A sudden change in how our body functions can impact self-esteem, as it did for me. "[Chronic fatigue] can affect body image as well, because you're not always able to work out or have a healthy routine, because the digestive system can be affected, too," Cooper added. "You may not have the body that you used to have, so it can be hard not to have the self-confidence."
Talk to your partner
Communicating your symptoms clearly with sexual partners can mitigate the physical stresses a chronic illness creates. Conversely, if your partner doesn't understand your limits, a fun encounter could mutate into a fatigue-inducing nightmare.
"Sometimes we don't need to disclose our disabilities because our disabilities aren't what define our sexuality and sometimes we feel the need to disclose it," Cooper said. "But making an individual aware that you're one of these people who needs a bit more planning ahead can be a big step."
Earlier in my life, telling sexual partners about my chronic fatigue never crossed my mind and I kept overdoing it to meet their needs—it felt shameful to admit that I needed to slow down. But after shrugging off the stigma, talking openly about my health needs opened a doorway to mind-blowing sex.
Expand your definition of sex
Broadening what you mean by "sex" will help forge a healthier and deeper connection between your new, fatigued body and your sexuality. Sex doesn't have to be intensely physical or penetrative to be mind-blowing.
"It's all about learning what you like, and if orgasm is going to make you overly fatigued rather than giving you a super boost of energy, it's worth looking into other forms of sexual pleasure and enjoyment, such as massage and experimenting with taste," said Cooper. "Don't just stick to one routine because one routine will become very tiring and boring no matter what, even if you don't have a chronic illness."
With sexual partners, I love basking in the simple pleasures of sensual movements, like spooning or touching.
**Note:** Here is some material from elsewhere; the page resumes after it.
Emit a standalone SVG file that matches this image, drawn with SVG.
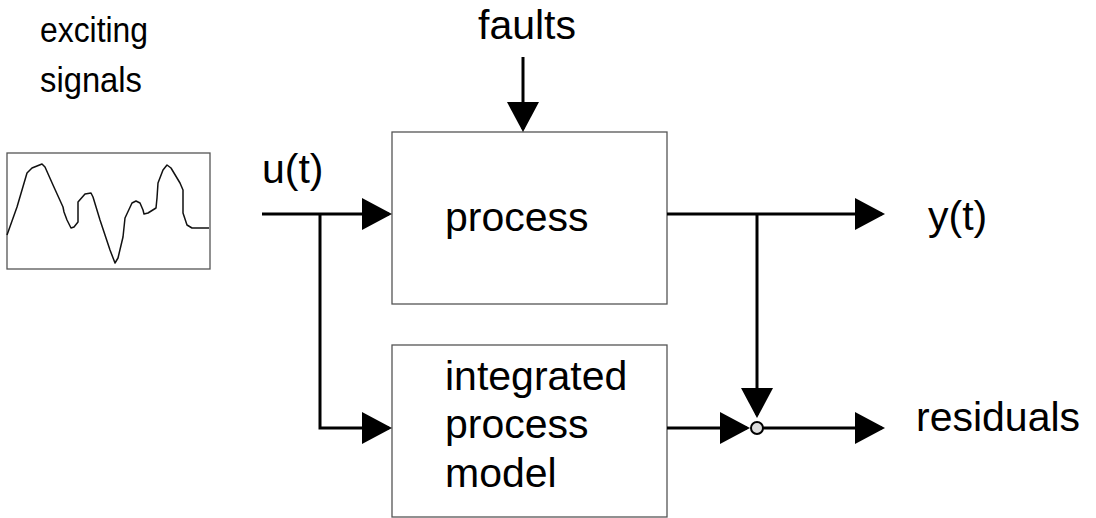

Engaging in these acts preserves my energy for the days when I can play with more physically demanding sexual activity.
Most people can't comprehend navigating a sex life with chronic fatigue plaguing every sensual touch, but it's a beast we wrangle with constantly. Luckily, chronic fatigue gives us the gift of necessity—to keep searching and playing until we discover what works for us.